1. Full dress debate in committee 8 on site of permanent headquarters of United Nations has commenced following two days manoeuvering over procedure. As there has been no decision re manner in which vote will eventually be taken and as debate will be allowed to range over whole field, components of executive committee's recommendation have considerably reduced if not removed altogether the handicap which executive committee recommendation placed on them and doubtless they will continue to work as they did during the past three days to ensure that the questions are eventually put to vote in the manner calculated to divide those in favour of recommendation or lead to abstentions.
2. The debate itself will be in the nature of an informal poll and speakers declare their defence. To date Canada, Poland, Greece, Netherlands and Belgium have spoken in favour of site in Europe and Philippines, Cuba, Australia and Chile in favour of site in the United States. Informal poll cannot at present produce more than 26 firm supporters for the United States. About 12 states are strong for Europe and about 12 including Arab states hold balance with present prospect that many of them will swing to Europe.
3. In yesterday's debate Hodgson for Australia referred to statement by Dr. Evatt before executive committee in favour of San Francisco. Australian vote would go to San Francisco not because it was in the United States but because it was most suitable site.

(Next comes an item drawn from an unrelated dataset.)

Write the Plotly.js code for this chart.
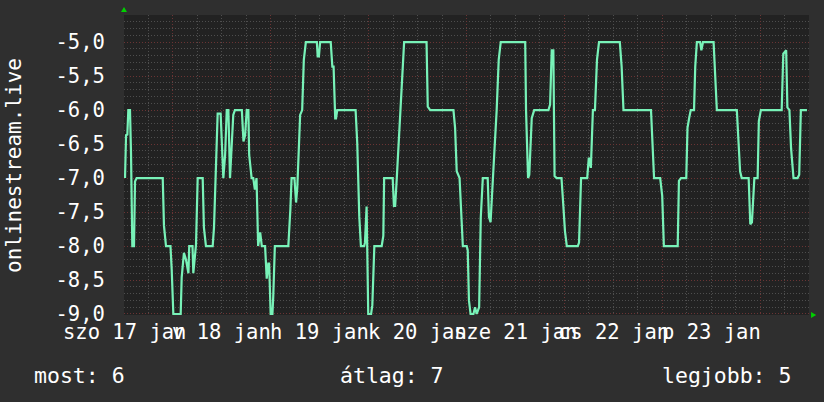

Before we could argue for San Francisco we must argue for the United States. Australia would always be mindful of Europe but concern was not with one continent but with world, not with preservation of European civilisation but with preservation of civilisation itself. Answering argument that Europe was likely to be the centre of future international problems, Hodgson said that the middle east and far east were just as likely to have problems and in fact late war had its origins in China Incident just as much as in any European incident. Yet no one argued that for this reason headquarters should be in the middle east or far east.
Rather we argued that the site should be sufficiently detached to see the world as a whole. Organisation must not become immersed in local or continental problems to detriment of world problems.
Organisation also needed making of will and determination of peoples of the world and they looked for a new start and a new outlook. This choice fell on the United States. Positive advantages of the United States in communications amenities material resources were then indicated and argument of difficulty of access was answered by reference to modern air transport and fact that member states would probably maintain permanent representatives at headquarters. Argument which had been advanced by Spaak  of Belgium that headquarters should not be in territory of permanent member of security council was strongly contested and it was advanced that such an argument imputed that great powers would not act in accordance with their obligations under charter. Concluding we stated a vote for the United States would give conditions of freedom and security and an atmosphere in which organisation could achieve its objective.